Q. Have had much success with sugar snap peas, but lately I’ve been planting sugar snap peas and getting snow peas instead. Is it because the seed is old?
|Snow peas after harvest in Kenya.|
|Kenya producer using sticks and string to trellis their snow peas.|
High elevations in Kenya is a perfect cool year around climate for snow pea production.
Snap peas, when they first emerge, are flat. As the seed inside the pod begins to enlarge the pod becomes round. If you pick snap peas too early they will look like snow peas. When harvesting snap peas, wait a little bit longer for the seed to enlarge and the pod to become round.

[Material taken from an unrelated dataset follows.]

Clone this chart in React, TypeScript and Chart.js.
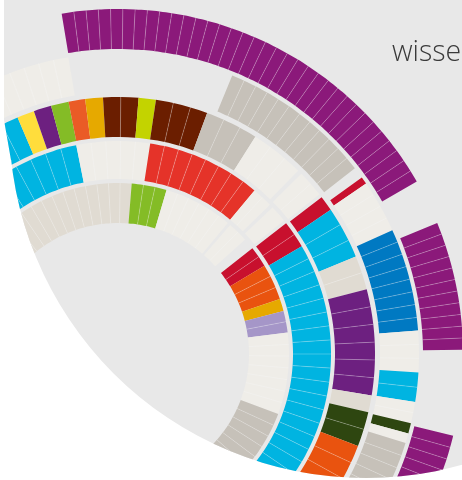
import React, { useEffect, useRef } from 'react';
import { Chart, ArcElement, DoughnutController } from 'chart.js';

Chart.register(ArcElement, DoughnutController);

const palette: Record<string, string> = {
  magenta: '#8b197a',
  purple: '#6d2080',
  cyan: '#00b4e1',
  blue: '#0079c2',
  yellow: '#ffdd3c',
  green: '#84bc26',
  lime: '#c3d300',
  orange: '#e9530f',
  orangeLight: '#ea5b26',
  amber: '#e6a900',
  brown: '#6b1e00',
  red: '#c8102e',
  redBright: '#e53329',
  lavender: '#a596c8',
  darkGreen: '#2e4610',
  gray: '#c6c1b9',
  beige: '#e0dbd2',
  light: '#efede8',
};

// angular spans (degrees), colour keys (null = empty) and number of cells per segment
// Ring A (innermost)
const ringASpans = [54.6, 11.9, 23.5, 1.0, 7.0, 3.8, 7.1, 12.3, 4.2, 7.4, 27.7, 45];
const ringAColors = ['beige', 'green', 'light', null, 'light', null, 'red', 'orange', 'amber', 'lavender', 'light', 'gray'];
const ringACells = [14, 3, 6, 0, 2, 0, 2, 3, 1, 2, 7, 11];

// Ring B
const ringBSpans = [38.7, 20.0, 31.15, 5.65, 1.0, 4.7, 0.9, 7.5, 95];
const ringBColors = ['cyan', 'light', 'redBright', 'light', null, 'light', null, 'red', 'cyan'];
const ringBCells = [9, 5, 8, 2, 0, 1, 0, 2, 25];

// Ring C
const ringCSpans = [27, 3.9, 4.0, 4.0, 3.75, 4.0, 7.95, 3.9, 11.8, 12.0, 12.2, 1.0, 6.1, 0.8, 3.45, 11.85, 7.7, 23.9, 3.8, 7.9, 40];
const ringCColors = ['cyan', 'yellow', 'purple', 'green', 'orangeLight', 'amber', 'brown', 'lime', 'brown', 'gray', 'light', null, 'light', null, 'red', 'cyan', 'beige', 'purple', 'beige', 'darkGreen', 'orange'];
const ringCCells = [7, 1, 1, 1, 1, 1, 2, 1, 3, 3, 3, 0, 2, 0, 1, 3, 2, 6, 1, 2, 10];

// Ring D
const ringDSpans = [40.5, 31.8, 29.6, 2.2, 1.4, 10.2, 19.8, 8.0, 5.7, 4.1, 2.0, 1.9, 45];
const ringDColors = ['light', null, 'gray', null, 'red', 'light', 'blue', 'light', 'cyan', 'light', 'darkGreen', 'light', 'gray'];
const ringDCells = [14, 0, 12, 0, 1, 4, 8, 3, 2, 2, 1, 1, 18];

// Ring E (outermost)
const ringESpans = [40.6, 69.4, 7.7, 21.6, 14.4, 46];
const ringEColors = [null, 'magenta', null, 'magenta', null, 'magenta'];
const ringECells = [0, 34, 0, 11, 0, 23];

const TITLE = 'wissen';

const CLEAR = 'rgba(0,0,0,0)';
const BG_GRAY = '#e8e8e8';

function buildRing(spans: number[], colors: (string | null)[], cells: number[], weight: number) {
  const data: number[] = [];
  const bg: string[] = [];
  const lines: number[] = [];
  spans.forEach((s, i) => {
    const c = colors[i];
    const n = c ? Math.max(cells[i], 1) : 1;
    for (let k = 0; k < n; k++) {
      data.push(s / n);
      bg.push(c ? palette[c] : CLEAR);
      lines.push(c && k > 0 ? 1 : 0);
    }
  });
  const used = data.reduce((a, b) => a + b, 0);
  if (used < 360) {
    data.push(360 - used);
    bg.push(CLEAR);
    lines.push(0);
  }
  return { data, backgroundColor: bg, cellLine: lines, weight, borderWidth: 0 };
}

function spacer(weight: number) {
  return { data: [360], backgroundColor: [CLEAR], cellLine: [0], weight, borderWidth: 0 };
}

function regionPath(ctx: CanvasRenderingContext2D) {
  ctx.beginPath();
  ctx.arc(366, 121, 357, 0, Math.PI * 2);
  ctx.moveTo(4, -10);
  ctx.lineTo(470, -10);
  ctx.lineTo(470, 121);
  ctx.lineTo(11, 160);
  ctx.lineTo(4, 120);
  ctx.closePath();
}

const backdrop = {
  id: 'backdrop',
  beforeDraw(chart: any) {
    const ctx: CanvasRenderingContext2D = chart.ctx;
    ctx.save();
    ctx.fillStyle = '#ffffff';
    ctx.fillRect(0, 0, chart.width, chart.height);
    regionPath(ctx);
    ctx.fillStyle = BG_GRAY;
    ctx.fill();
    ctx.restore();
  },
  beforeDatasetsDraw(chart: any) {
    const ctx: CanvasRenderingContext2D = chart.ctx;
    ctx.save();
    regionPath(ctx);
    ctx.clip();
  },
  afterDatasetsDraw(chart: any) {
    const ctx: CanvasRenderingContext2D = chart.ctx;
    chart.data.datasets.forEach((ds: any, di: number) => {
      const lines = ds.cellLine;
      if (!lines) return;
      const meta = chart.getDatasetMeta(di);
      meta.data.forEach((arc: any, j: number) => {
        if (!lines[j]) return;
        const p = arc.getProps(['x', 'y', 'startAngle', 'innerRadius', 'outerRadius'], true);
        const cs = Math.cos(p.startAngle);
        const sn = Math.sin(p.startAngle);
        ctx.beginPath();
        ctx.moveTo(p.x + cs * p.innerRadius, p.y + sn * p.innerRadius);
        ctx.lineTo(p.x + cs * p.outerRadius, p.y + sn * p.outerRadius);
        ctx.strokeStyle = 'rgba(255,255,255,0.28)';
        ctx.lineWidth = 0.9;
        ctx.stroke();
      });
    });
    ctx.restore();
  },
};

export default function App() {
  const ref = useRef<HTMLCanvasElement | null>(null);
  useEffect(() => {
    if (!ref.current) return;
    const datasets: any[] = [
      buildRing(ringESpans, ringEColors, ringECells, 40),
      spacer(4),
      buildRing(ringDSpans, ringDColors, ringDCells, 39),
      spacer(5),
      buildRing(ringCSpans, ringCColors, ringCCells, 40),
      spacer(4),
      buildRing(ringBSpans, ringBColors, ringBCells, 38),
      spacer(4),
      buildRing(ringASpans, ringAColors, ringACells, 40),
    ];
    const chart = new Chart(ref.current, {
      type: 'doughnut',
      data: { datasets },
      options: {
        responsive: false,
        animation: false,
        devicePixelRatio: 1,
        events: [],
        rotation: -50,
        circumference: 360,
        radius: 345,
        cutout: '37.971%',
        layout: { padding: { left: 0, right: 226, top: 228, bottom: 0 } },
        elements: { arc: { borderWidth: 0, hoverOffset: 0 } },
      } as any,
      plugins: [backdrop],
    });
    return () => chart.destroy();
  }, []);

  return (
    <div
      style={{
        position: 'fixed',
        left: 0,
        top: 0,
        width: 462,
        height: 480,
        overflow: 'hidden',
        background: '#ffffff',
      }}
    >
      <canvas ref={ref} width={462} height={480} style={{ position: 'absolute', left: 0, top: 0, width: 462, height: 480 }} />
      <div
        style={{
          position: 'absolute',
          left: 392,
          top: 31,
          fontFamily: '"Open Sans", sans-serif',
          fontWeight: 300,
          fontSize: 28.5,
          lineHeight: 'normal',
          color: '#3a3a3a',
          whiteSpace: 'nowrap',
        }}
      >
        {TITLE}
      </div>
    </div>
  );
}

But harvest the pods before the seed becomes mature. If you wait too long, the seed contains more starch rather than sugar and not as sweet.
|Sugar snap pea seedlings in bloom and ready to climb the chicken wire.|
Cold weather near Bloom time can cause problems and a lack of pea production inside the pod.

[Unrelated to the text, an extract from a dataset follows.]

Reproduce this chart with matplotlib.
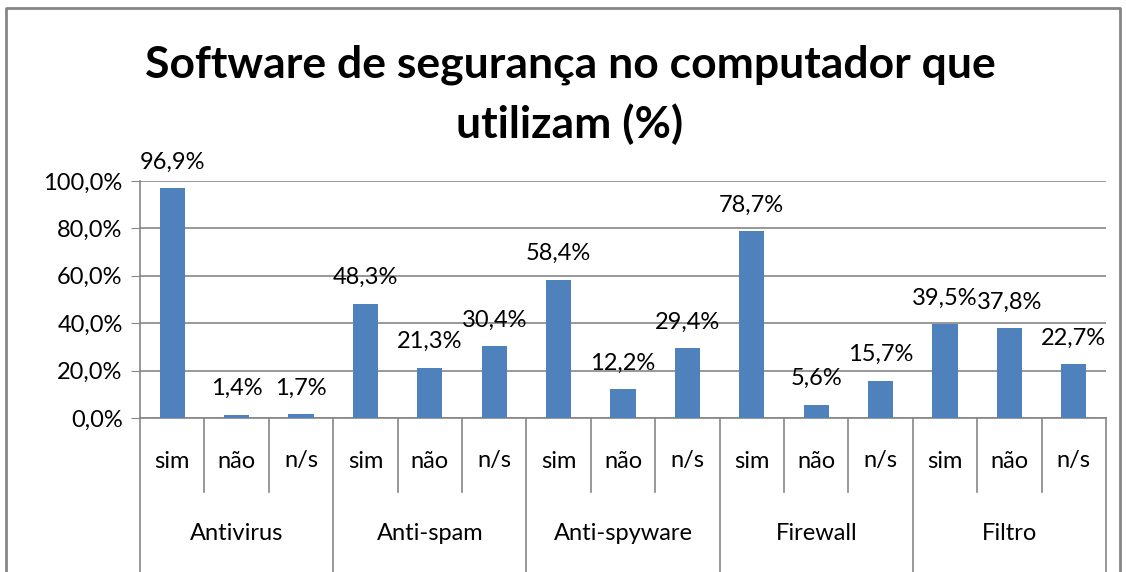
import matplotlib.pyplot as plt
from matplotlib.ticker import FuncFormatter

groups = ['Antivirus', 'Anti-spam', 'Anti-spyware', 'Firewall', 'Filtro']
answers = ['sim', 'não', 'n/s']
values = [96.9, 1.4, 1.7,
          48.3, 21.3, 30.4,
          58.4, 12.2, 29.4,
          78.7, 5.6, 15.7,
          39.5, 37.8, 22.7]

plt.rcParams['font.family'] = ['Lato', 'DejaVu Sans']
grey = '#868686'
blue = '#4F81BD'

fig = plt.figure(figsize=(11.26, 5.72), dpi=100)
W, H = 1126, 572
ax = fig.add_axes([140 / W, 1 - 418 / H, (1106 - 140) / W, (418 - 181) / H])

n = len(values)
xs = list(range(n))
ax.bar(xs, values, width=0.39, color=blue, zorder=3)
for x, v in zip(xs, values):
    ax.annotate(f'{v:.1f}%'.replace('.', ','), (x, v), xytext=(0, 26),
                textcoords='offset pixels', ha='center', va='center', fontsize=17)

ax.set_xlim(-0.5, n - 0.5)
ax.set_ylim(0, 100)
ax.set_yticks(range(0, 101, 20))
ax.yaxis.set_major_formatter(FuncFormatter(lambda v, p: f'{v:.1f}%'.replace('.', ',')))
ax.tick_params(axis='y', length=6.5, color=grey, labelsize=17, pad=6)
ax.grid(axis='y', color=grey, linewidth=1.2, zorder=0)
for s in ['top', 'right']:
    ax.spines[s].set_visible(False)
for s in ['left', 'bottom']:
    ax.spines[s].set_color(grey)
    ax.spines[s].set_linewidth(1.2)

# multi-level category axis
ax.set_xticks([])
trans = ax.get_xaxis_transform()
sub_drop = (492 - 418) / (418 - 181)
grp_drop = (572 - 418) / (418 - 181)
for i in range(n):
    ax.text(i, -(461 - 418) / (418 - 181), answers[i % 3], transform=trans,
            ha='center', va='center', fontsize=17)
for i in range(n + 1):
    drop = grp_drop if i % 3 == 0 else sub_drop
    ax.plot([i - 0.5, i - 0.5], [0, -drop], transform=trans, color=grey,
            linewidth=1.2, clip_on=False)
for g, name in enumerate(groups):
    ax.text(3 * g + 1, -(533 - 418) / (418 - 181), name, transform=trans,
            ha='center', va='center', fontsize=17)

fig.text(570 / W, 1 - 65 / H, 'Software de segurança no computador que',
         ha='center', va='center', fontsize=32, fontweight='bold')
fig.text(570 / W, 1 - 124 / H, 'utilizam (%)',
         ha='center', va='center', fontsize=32, fontweight='bold')

# outer chart frame
fig.add_artist(plt.Line2D([6 / W, 6 / W, 1120 / W, 1120 / W], [0, 1 - 8 / H, 1 - 8 / H, 0],
                          color=grey, linewidth=2))

fig.savefig('out.png', dpi=100)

The differences between the two are genetic so it should have nothing to do with the age of the seed. Snap peas were genetically bred from their ancestors, the English or garden pea and snow peas, to be less fibrous when they are young.
|The perfect size for snow be export to Europe from Kenya.|
You also might be referring to the “strings” in the pod or how tough the pod is. If strings are a problem, harvest when very young or the pod may get tough when older. If you’re having problems with strings, remove the strings from the pods before using them and start harvesting earlier.